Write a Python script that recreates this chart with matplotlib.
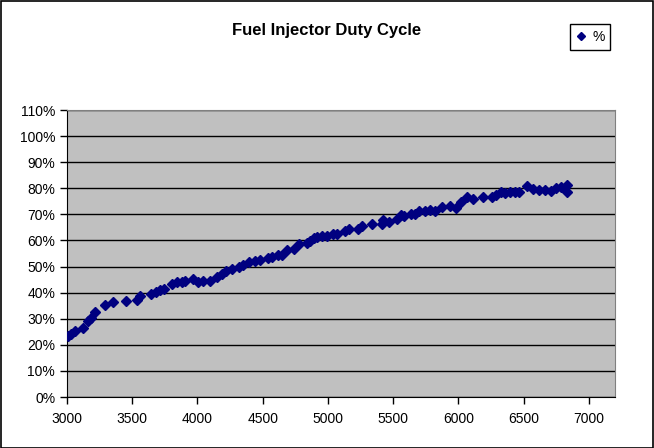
import matplotlib.pyplot as plt
from matplotlib.patches import Rectangle
from matplotlib.ticker import PercentFormatter
import numpy as np

# engine speed (rpm) and injector duty cycle (fraction)
rpm = [3010, 3028, 3061, 3120, 3163, 3184, 3215, 3291, 3355, 3450,
       3534, 3559, 3641, 3680, 3713, 3743, 3802, 3841, 3879, 3904,
       3963, 4006, 4044, 4096, 4147, 4185, 4218, 4262, 4320, 4351,
       4397, 4441, 4479, 4543, 4569, 4619, 4645, 4688, 4742, 4778,
       4837, 4862, 4895, 4913, 4952, 4990, 5041, 5067, 5130, 5163,
       5232, 5258, 5335, 5411, 5419, 5471, 5529, 5559, 5585, 5638,
       5667, 5697, 5741, 5783, 5822, 5871, 5936, 5983, 6022, 6069,
       6113, 6191, 6256, 6287, 6326, 6354, 6398, 6433, 6464, 6529,
       6572, 6614, 6663, 6710, 6744, 6789, 6830, 6830]
duty = [23.4, 24.0, 25.4, 26.3, 29.1, 30.4, 32.5, 35.1, 36.3, 36.9,
        37.2, 38.7, 39.3, 40.3, 41.0, 41.3, 43.2, 44.2, 44.2, 44.4,
        45.1, 44.2, 44.4, 44.4, 46.1, 47.1, 48.3, 49.0, 49.7, 50.6,
        51.8, 52.2, 52.5, 53.4, 53.6, 54.4, 54.4, 56.3, 56.6, 58.6,
        58.9, 59.9, 60.8, 61.4, 61.8, 61.8, 62.5, 62.3, 63.7, 64.2,
        64.4, 65.5, 66.3, 66.4, 68.0, 67.0, 68.4, 69.7, 69.3, 70.0,
        70.3, 71.1, 71.1, 71.8, 71.1, 72.9, 73.3, 72.6, 74.6, 76.5,
        75.9, 76.5, 76.5, 77.4, 78.7, 78.2, 78.7, 78.7, 78.5, 80.7,
        79.8, 79.4, 79.4, 78.9, 80.0, 80.4, 81.1, 78.5]
duty = [d / 100 for d in duty]

x_ticks = np.arange(3000, 7001, 500)
y_ticks = np.arange(0, 1.101, 0.1)

plt.rcParams['font.family'] = ['Liberation Sans', 'DejaVu Sans']

fig = plt.figure(figsize=(6.54, 4.48), dpi=100)
ax = fig.add_axes([67 / 654, (448 - 397) / 448, (615 - 67) / 654, (397 - 110) / 448])
ax.set_facecolor("#C0C0C0")

ax.plot(rpm, duty, linestyle='none', marker='D', markersize=5,
        color="#000080", label="%", zorder=3)

ax.set_xlim(3000, 7200)
ax.set_ylim(0, 1.1)
ax.set_xticks(x_ticks)
ax.set_yticks(y_ticks)
ax.yaxis.set_major_formatter(PercentFormatter(1.0, decimals=0))
ax.tick_params(axis='both', direction='out', length=5, width=1, labelsize=10, colors='black')
ax.tick_params(axis='x', pad=6)
ax.grid(axis='y', color='black', linewidth=1)
ax.set_axisbelow(True)
for s in ['left', 'bottom']:
    ax.spines[s].set_color('black')
for s in ['top', 'right']:
    ax.spines[s].set_color('#808080')

fig.text(327 / 654, 1 - 31 / 448, "Fuel Injector Duty Cycle", ha='center', va='center',
         fontsize=12, fontweight='bold')

leg = fig.legend(loc='center', bbox_to_anchor=(590 / 654, 1 - 37 / 448), fontsize=10,
                 frameon=True, fancybox=False, edgecolor='black', framealpha=1,
                 handlelength=0.8, handletextpad=0.4, borderpad=0.4, markerscale=0.9)
leg.get_frame().set_linewidth(1)

fig.patches.append(Rectangle((0.001, 0.001), 0.997, 0.997, transform=fig.transFigure,
                             fill=False, edgecolor='black', linewidth=1.2))

fig.savefig("out.png", dpi=100)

•••

> [WORK TO BE COMPLETED] With the pictures left out, restate word for word every line of the data above, from the first down to the line that contains "import numpy as np".

> [ANSWER TO THE EXERCISE]
Write a Python script that recreates this chart with matplotlib.
import matplotlib.pyplot as plt
from matplotlib.patches import Rectangle
from matplotlib.ticker import PercentFormatter
import numpy as np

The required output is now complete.